Limitations & Future Work

  • FSPs primarily address foreseeable risks and are less effective against the most novel and unpredictable threats—yet unpredictability is precisely a defining characteristic of catastrophic AI risk.
  • The effectiveness of FSPs depends heavily on evaluation quality, the reasonableness of thresholds, and corporate willingness to comply. Self-auditing may result in opacity or underreporting.
  • The paper focuses on the prevention and early warning phases; the treatment of the response and recovery phases is comparatively limited.
  • No quantitative framework is offered for assessing the real-world effectiveness of FSP implementation.
  • vs.
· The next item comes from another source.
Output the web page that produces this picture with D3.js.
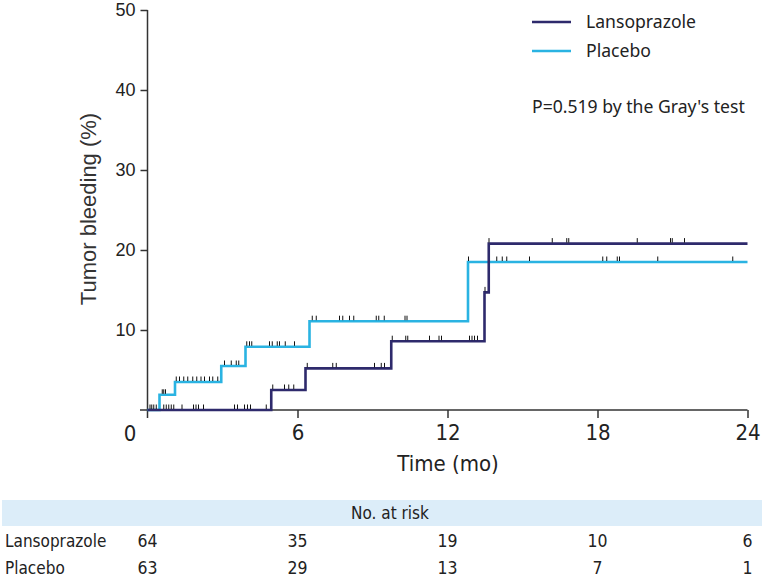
<!DOCTYPE html>
<html><head><meta charset="utf-8">
<script src="https://cdn.jsdelivr.net/npm/d3@7"></script>
<style>body{margin:0;background:#fff}</style>
</head><body><svg id="c" width="764" height="582"></svg>
<script>
const seriesNames = ["Lansoprazole", "Placebo"];
const seriesColors = ["#2e2a6c", "#2ab3e2"];
const lansoTimes  = [0, 4.95, 6.32, 9.75, 13.48, 13.65, 24];
const lansoValues = [0, 2.5, 5.2, 8.6, 14.7, 20.8, 20.8];
const placeboTimes  = [0, 0.48, 1.1, 2.95, 3.92, 6.48, 12.82, 24];
const placeboValues = [0, 1.9, 3.5, 5.5, 7.9, 11.1, 18.5, 18.5];
const lansoCensor = [0.65,0.75,0.85,0.95,1.05,1.38,1.84,1.94,2.04,2.24,3.48,3.6,3.88,4.0,4.12,4.75,
  5.01,5.48,5.65,5.85, 6.39,7.41,7.55,9.08,9.35,9.48, 9.79,10.33,10.41,11.28,11.66,11.76,12.88,12.98,13.08,13.2,
  13.5, 13.66,16.19,16.77,16.85,19.59,20.92,20.99,21.48];
const placeboCensor = [0.1,0.17,0.25,0.35, 0.59,0.65,0.72, 1.15,1.28,1.45,1.61,1.81,1.97,2.14,2.28,2.48,2.61,2.81,
  3.08,3.35,3.55,3.65, 3.97,4.08,4.17,4.88,4.99,5.19,5.28,5.51,5.88,
  6.59,6.75,7.68,7.81,8.08,8.25,9.15,9.25,9.47,10.3,10.38,
  12.84,13.97,14.19,14.37,15.28,18.21,18.37,18.79,18.88,20.41,23.41];
const xTicks = [0, 6, 12, 18, 24];
const yTicks = [0, 10, 20, 30, 40, 50];
const riskTimes = [0, 6, 12, 18, 24];
const riskLanso = [64, 35, 19, 10, 6];
const riskPlacebo = [63, 29, 13, 7, 1];
const pText = "P=0.519 by the Gray's test";

const svg = d3.select("#c");
const x = d3.scaleLinear().domain([0, 24]).range([147.5, 747.5]);
const y = d3.scaleLinear().domain([0, 50]).range([410, 10]);
const narrow = "'Liberation Sans Narrow','DejaVu Sans Condensed',sans-serif";
const arial = "'Liberation Sans',Arial,sans-serif";
const sans = "'Noto Sans','Open Sans',sans-serif";

// axes
const yAxis = svg.append("g").attr("transform", "translate(147.5,0)")
  .call(d3.axisLeft(y).tickValues(yTicks.filter(d => d > 0)).tickSize(7).tickSizeOuter(0).tickPadding(5));
yAxis.select(".domain").attr("d", "M0," + y(50) + "V418");
const xAxis = svg.append("g").attr("transform", "translate(0,410)")
  .call(d3.axisBottom(x).tickValues(xTicks.filter(d => d > 0)).tickSize(8).tickSizeOuter(0).tickPadding(6));
xAxis.select(".domain").attr("d", "M140,0H" + x(24));
[yAxis, xAxis].forEach(a => {
  a.selectAll(".domain").attr("stroke", "#333").attr("stroke-width", 1.5);
  a.selectAll(".tick line").attr("stroke", "#333").attr("stroke-width", 1.5);
});
yAxis.selectAll("text").attr("font-family", arial).attr("font-size", 18).attr("fill", "#222");
xAxis.selectAll("text").attr("font-family", narrow).attr("font-size", 22).attr("fill", "#222");
svg.append("text").attr("x", 130).attr("y", 441).attr("text-anchor", "middle")
  .attr("font-family", narrow).attr("font-size", 22).attr("fill", "#222").text("0");

svg.append("text").attr("transform", "translate(96,209) rotate(-90)").attr("text-anchor", "middle")
  .attr("font-family", arial).attr("font-size", 22).attr("fill", "#333").text("Tumor bleeding (%)");
svg.append("text").attr("x", 448).attr("y", 471).attr("text-anchor", "middle")
  .attr("font-family", narrow).attr("font-size", 22).attr("fill", "#222").text("Time (mo)");

// curves
const curves = [
  {times: placeboTimes, values: placeboValues, censor: placeboCensor, color: seriesColors[1]},
  {times: lansoTimes, values: lansoValues, censor: lansoCensor, color: seriesColors[0]}
];
const line = d3.line().curve(d3.curveStepAfter).x(d => x(d[0])).y(d => y(d[1]));
curves.forEach(c => {
  const pts = c.times.map((t, i) => [t, c.values[i]]);
  svg.append("path").attr("d", line(pts)).attr("fill", "none")
    .attr("stroke", c.color).attr("stroke-width", 2.6);
});
curves.forEach(c => {
  c.censor.forEach(t => {
    const i = d3.bisectRight(c.times, t) - 1;
    const v = c.values[i];
    svg.append("line").attr("x1", x(t)).attr("x2", x(t)).attr("y1", y(v) - 1).attr("y2", y(v) - 5.5)
      .attr("stroke", "#111").attr("stroke-width", 1);
  });
});

// legend
seriesNames.forEach((n, i) => {
  const ly = 22 + i * 29;
  svg.append("line").attr("x1", 532).attr("x2", 571).attr("y1", ly).attr("y2", ly)
    .attr("stroke", seriesColors[i]).attr("stroke-width", 2.6);
  svg.append("text").attr("x", 586).attr("y", ly).attr("dy", "0.35em")
    .attr("font-family", sans).attr("font-size", 17.6).attr("fill", "#222").text(n);
});
svg.append("text").attr("x", 532).attr("y", 107).attr("dy", "0.35em")
  .attr("font-family", sans).attr("font-size", 17.6).attr("fill", "#222").text(pText);

// risk table
svg.append("rect").attr("x", 2).attr("y", 500).attr("width", 760).attr("height", 26).attr("fill", "#dcedf9");
svg.append("text").attr("x", 390).attr("y", 513).attr("dy", "0.35em").attr("text-anchor", "middle")
  .attr("font-family", narrow).attr("font-size", 17).attr("fill", "#222").text("No. at risk");
[riskLanso, riskPlacebo].forEach((row, r) => {
  const ry = 541 + r * 27;
  svg.append("text").attr("x", 5).attr("y", ry).attr("dy", "0.35em")
    .attr("font-family", narrow).attr("font-size", 17).attr("fill", "#222").text(seriesNames[r]);
  row.forEach((v, i) => {
    svg.append("text").attr("x", x(riskTimes[i])).attr("y", ry).attr("dy", "0.35em").attr("text-anchor", "middle")
      .attr("font-family", narrow).attr("font-size", 17.5).attr("fill", "#222").text(v);
  });
});
</script></body></html>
Anthropic RSP: Anthropic's Responsible Scaling Policy is the most influential industry FSP and the first to propose the ASL tiered safety framework. This paper uses it as the primary reference for analyzing how analogous mechanisms might be implemented in a Chinese context.
  • vs. Shanghai AI Laboratory Frontier Risk Management Framework: This is the closest domestic Chinese analog to an FSP, incorporating a yellow-line/red-line threshold system. The paper treats it as a pioneering case of FSP adoption among Chinese AI organizations.
  • vs. EU Code of Practice: The two frameworks exhibit strong similarities in risk categorization and incident reporting mechanism design. The EU framework places greater emphasis on cross-border compliance, whereas China's approach prioritizes integration with its existing emergency management system.

Rating

  • Novelty: ⭐⭐⭐ The policy recommendations are not entirely novel, but the analytical approach of precisely aligning FSPs with China's institutional framework is of considerable value.
  • Experimental Thoroughness: ⭐⭐⭐ No experiments are included, as appropriate for a policy analysis paper; however, the institutional comparative analysis is systematic.
  • Writing Quality: ⭐⭐⭐⭐ Well-structured, with rigorous argumentation and accurate, detailed policy citations.
  • Value: ⭐⭐⭐⭐ Provides an operationally viable institutional integration scheme for governing catastrophic AI risks.